Возможно ли для Бога просвещать не только человека, но и условия его бытия? Припоминаем обещание: ‘Разве для Бога есть что невозможное?’. Не может ли каким-нибудь, и сейчас совершенно непредвиденным
способом, религиозно запылать ‘богатство народов’, над которым научно мямлил Адам Смит, и ничего из этой науки не вышло, кроме слез и горя? Как — это во власти ‘серафима’, которого мы должны ‘ожидать на пути’. Но вот что возможнее и как-то понятнее, постижимее — религиозное пылание труда. Это уже совершенно возможно, ибо труд есть не столь одичавший зверь, как рубль. Но указываемая нами нить мысли — понятна. Секрет того, что вся Европа неудержимо валится ‘набекрень’, лежит в великом задичании трех поименованных ‘китов’ земного устроения человека, в том, что сюда, именно сюда не пал небесный луч. Деньги, работа и наконец третий ‘кит’ — семья суть простые эмпирические данные Европы, которых никогда не касается еще ‘серафим’, и не научал — что тут делать, как тут делать. Это, в общем, и слагает религиозное искусство — ‘как нам жить’, вовсе еще не начатое в Европе. ‘Как нам умереть’ — о, это мы знаем. Как нам ‘отречься’, сузиться, умалиться и вообще пессимистически сходить на ‘нет’ в бытии своем — об этом целая наука, тут — философия, поэзия, стихиры — между которыми не худшие у скопцов, самосожигателей, морильщиков. Но как нам расти? — Это мы умеем только как дикие звери! В этой постановке вопроса все и дело. Дело — в просвещении. Дело не в поклонении, — о, нет! — ‘богатству народному’, труду, семье, но в том, чтобы начать ‘лучше’ в этих трех областях, где пока мы нисходим к все ‘хуже’ и ‘хуже’, дело в идеале и идеализации, дело в убавлении, в выдавливании греха отсюда: в выдавливании черной и нервной печени из трех огромных рыб, о жизни которых живет и не может не жить земля.

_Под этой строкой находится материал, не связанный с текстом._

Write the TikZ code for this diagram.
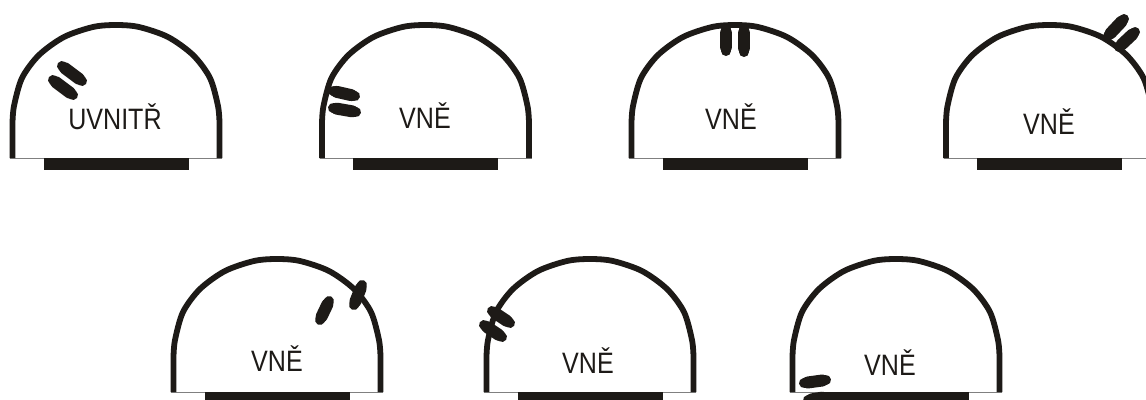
\documentclass[tikz,border=0pt]{standalone}
\usepackage{fontspec}
\setmainfont[FakeStretch=0.85]{Liberation Sans}
\definecolor{ink}{HTML}{1D1A17}
\tikzset{
  wall/.style={draw=ink,line width=5.8pt,line join=round},
  baseline/.style={draw=gray,line width=0.9pt},
  barfill/.style={fill=ink},
  blob/.style={draw=ink,line width=10pt,line cap=round},
  blobcore/.style={draw=ink,line width=12pt,line cap=round,shorten >=4pt,shorten <=4pt},
  lab/.style={anchor=base,inner sep=0pt,font=\fontsize{29.5}{30}\selectfont,text=ink}
}
% #1 centre x, #2 base y
\newcommand{\domeshape}[2]{%
  \begin{scope}[shift={(#1,#2)}]
  \draw[baseline] (-106,0) -- (106,0);
  \fill[barfill] (-72.5,0) rectangle (72.5,12);
  \draw[wall] (-103.5,0) -- (-103.5,-35)
    plot[smooth,tension=0.5] coordinates {(-103.5,-35) (-102,-52) (-94,-80) (-77,-103) (-52,-121) (-23,-131) (0,-133) (23,-131) (52,-121) (77,-103) (94,-80) (102,-52) (103.5,-35)}
    -- (103.5,0);
  \end{scope}
}
\newcommand{\pill}[2]{%
  \draw[blob] #1 -- #2;
  \draw[blobcore] #1 -- #2;
}
\begin{document}
\begin{tikzpicture}[x=1pt,y=-1pt]
\useasboundingbox (0,0) rectangle (1146,399);
\clip (0,0) rectangle (1146,399);
\fill[white] (0,0) rectangle (1146,399);
\domeshape{116}{158}
\domeshape{425.5}{158}
\domeshape{735}{158}
\domeshape{1049.5}{158}
\domeshape{277}{392}
\domeshape{590}{392}
\domeshape{896}{392}
% labels
\node[lab] (t1) at (115,129) {UVNITŘ};
\node[lab] (t2) at (425,128) {VNĚ};
\node[lab] (t3) at (731,129) {VNĚ};
\node[lab] (t4) at (1049,134) {VNĚ};
\node[lab] (t5) at (277,371) {VNĚ};
\node[lab] (t6) at (588,373) {VNĚ};
\node[lab] (t7) at (890,375) {VNĚ};
% antibody pairs
\pill{(62,66)}{(82,81)}
\pill{(53,80)}{(73,95)}
\pill{(333,91)}{(355,96)}
\pill{(333,108)}{(356,112)}
\pill{(726,29)}{(726,51)}
\pill{(744,29)}{(744,52)}
\pill{(1108,36)}{(1124,19)}
\pill{(1119,47)}{(1135,32)}
\pill{(354,305)}{(362,285)}
\pill{(320,320)}{(329,301)}
\pill{(492,311)}{(510,323)}
\pill{(484,325)}{(502,337)}
\pill{(804,383)}{(826,380)}
\pill{(808,400)}{(826,397)}
\end{tikzpicture}
\end{document}
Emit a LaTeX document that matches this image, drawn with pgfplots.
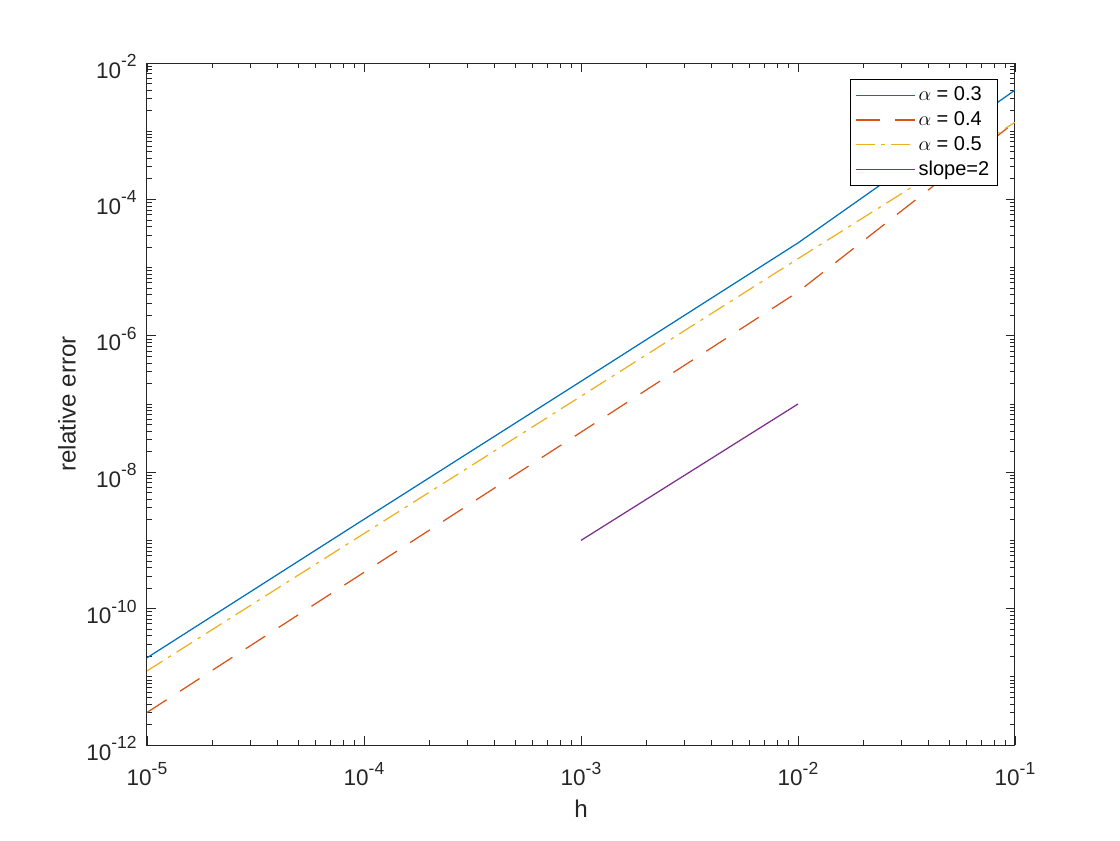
\documentclass[border=0pt]{standalone}
\usepackage{pgfplots}
\pgfplotsset{compat=1.18}
\usepackage{fontspec}
\setmainfont{Liberation Sans}
\definecolor{mblue}{rgb}{0,0.447,0.741}
\definecolor{morange}{rgb}{0.85,0.325,0.098}
\definecolor{myellow}{rgb}{0.929,0.694,0.125}
\definecolor{mpurple}{rgb}{0.494,0.184,0.556}
\definecolor{axgray}{rgb}{0.15,0.15,0.15}
\newcommand{\ex}[1]{10\raisebox{7pt}{\fontsize{10.5}{11}\selectfont #1}}
\begin{document}
\fontsize{12}{14}\selectfont
\begin{tikzpicture}
\path[use as bounding box] (0,0) rectangle (672pt,504pt);
\begin{axis}[
  at={(88.2pt,57pt)}, anchor=south west,
  scale only axis, width=520.8pt, height=409.2pt,
  xmode=log, ymode=log,
  xmin=1e-5, xmax=1e-1, ymin=1e-12, ymax=1e-2,
  xtick={1e-5,1e-4,1e-3,1e-2,1e-1},
  xticklabels={\ex{-5},\ex{-4},\ex{-3},\ex{-2},\ex{-1}},
  ytick={1e-12,1e-10,1e-8,1e-6,1e-4,1e-2},
  yticklabels={\ex{-12},\ex{-10},\ex{-8},\ex{-6},\ex{-4},\ex{-2}},
  minor ytick={2e-12,3e-12,4e-12,5e-12,6e-12,7e-12,8e-12,9e-12,1e-11,
    2e-11,3e-11,4e-11,5e-11,6e-11,7e-11,8e-11,9e-11,
    2e-10,3e-10,4e-10,5e-10,6e-10,7e-10,8e-10,9e-10,1e-9,
    2e-9,3e-9,4e-9,5e-9,6e-9,7e-9,8e-9,9e-9,
    2e-8,3e-8,4e-8,5e-8,6e-8,7e-8,8e-8,9e-8,1e-7,
    2e-7,3e-7,4e-7,5e-7,6e-7,7e-7,8e-7,9e-7,
    2e-6,3e-6,4e-6,5e-6,6e-6,7e-6,8e-6,9e-6,1e-5,
    2e-5,3e-5,4e-5,5e-5,6e-5,7e-5,8e-5,9e-5,
    2e-4,3e-4,4e-4,5e-4,6e-4,7e-4,8e-4,9e-4,1e-3,
    2e-3,3e-3,4e-3,5e-3,6e-3,7e-3,8e-3,9e-3},
  major tick length=5.4pt, minor tick length=3pt,
  tick style={axgray, line width=0.5pt},
  axis line style={axgray, line width=0.6pt},
  tick label style={font=\fontsize{13.5}{15}\selectfont, text=axgray},
  xticklabel style={yshift=-6pt},
  yticklabel style={xshift=-2pt, yshift=-2pt},
  xlabel={h}, ylabel={relative error},
  xlabel style={at={(axis description cs:0.5,0)}, anchor=center, yshift=-38pt, font=\fontsize{14.5}{16}\selectfont, text=axgray},
  ylabel style={at={(axis description cs:0,0.5)}, anchor=center, yshift=48pt, font=\fontsize{14.5}{16}\selectfont, text=axgray},
  legend style={at={(axis description cs:0.9804,0.9765)}, anchor=north east,
    draw=black, fill=white, line width=0.5pt, font=\fontsize{12}{14}\selectfont,
    inner xsep=3pt, inner ysep=2.5pt, row sep=0.6pt, cells={anchor=west}},
  legend image code/.code={\draw[#1] (0pt,0pt) -- (35pt,0pt);},
  clip=true,
]
\addplot[mblue, line width=0.75pt] coordinates {
  (1e-5,1.9e-11) (1e-4,2.04e-9) (1e-3,2.15e-7) (1e-2,2.3e-5) (1e-1,4.0e-3)};
\addlegendentry{$\alpha$ = 0.3}
\addplot[morange, line width=0.75pt, dash pattern=on 14pt off 9.5pt] coordinates {
  (1e-5,3.0e-12) (1e-4,3.4e-10) (1e-3,3.86e-8) (1e-2,4.4e-6) (1e-1,1.36e-3)};
\addlegendentry{$\alpha$ = 0.4}
\addplot[myellow, line width=0.75pt, dash pattern=on 11pt off 4pt on 2pt off 4pt] coordinates {
  (1e-5,1.22e-11) (1e-4,1.26e-9) (1e-3,1.30e-7) (1e-2,1.35e-5) (1e-1,1.35e-3)};
\addlegendentry{$\alpha$ = 0.5}
\addplot[mpurple, line width=0.75pt] coordinates {(1e-3,1e-9) (1e-2,1e-7)};
\addlegendentry{slope=2}
\end{axis}
\end{tikzpicture}
\end{document}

Тут пригодится иллюстрация о ‘христианских деньгах’, которую мы привели. Очевидно, это печальное мямленье — что-то не то. Есть ‘святой рубль’, но это именно — работающий рубль, активный рубль. Есть какой-то секрет и тайна, может быть, мировая, сокрытая до времени от человека, тайна — пересыпаемого, льющегося золота, и без темного, отрицательного на нем света. Ведь ‘свято’ блистают парчовые ризы на духовенстве! Золотятся купола на соборах! Вообще, есть ‘святое’ блистание, ‘святая’ красота, можно представить ее перенесенною, разнесенною с узких и специальных на земле точек, лиц — вообще на человека, толпы, на волны народные. Бедная, ‘ободранная’ кирка протестанта не благочестивее темных позолот Успенского собора. Вот пример. Очевидно, есть мировая тайна, на которой пурпур и нисон и золото, облекая человека, не будут тянуть его долу, в ‘аид’, но кверху, как естественное сопровождение к святости, ‘эдему’. Бедность и богатство, как противоположности не только физические, но метафизические. Нам понятна, в сущности, легкая, рациональная святость первой, но есть какая-то труднейшая и гораздо более мистическая святость второго, открыв которую ‘народы-нищие’ содела— лись бы ‘народами-царями’. Мы поставили задачу и можем только надписать над ней:
— Мудрый Эдип, разреши!

КОММЕНТАРИИ

НВ. 1900. 8 марта. No 8631.
Робок, наг и дик скрывался… Ф. Шиллер. Элевзинский праздник (1798) в переводе В. А. Жуковского. Приводится в исповеди Мити (Ф. М. Достоевский. Братья Карамазовы. Кн. 3. Гл. 3).
Горе брошенным волнам там же.
Наши жены пушки заряжены… солдатская песня.
В амфоре, ярко расцвеченной… одноименное стихотворение Ф. Сологуба (1893).
Духовной жаждою томим… А. С. Пушкин. Пророк (1826).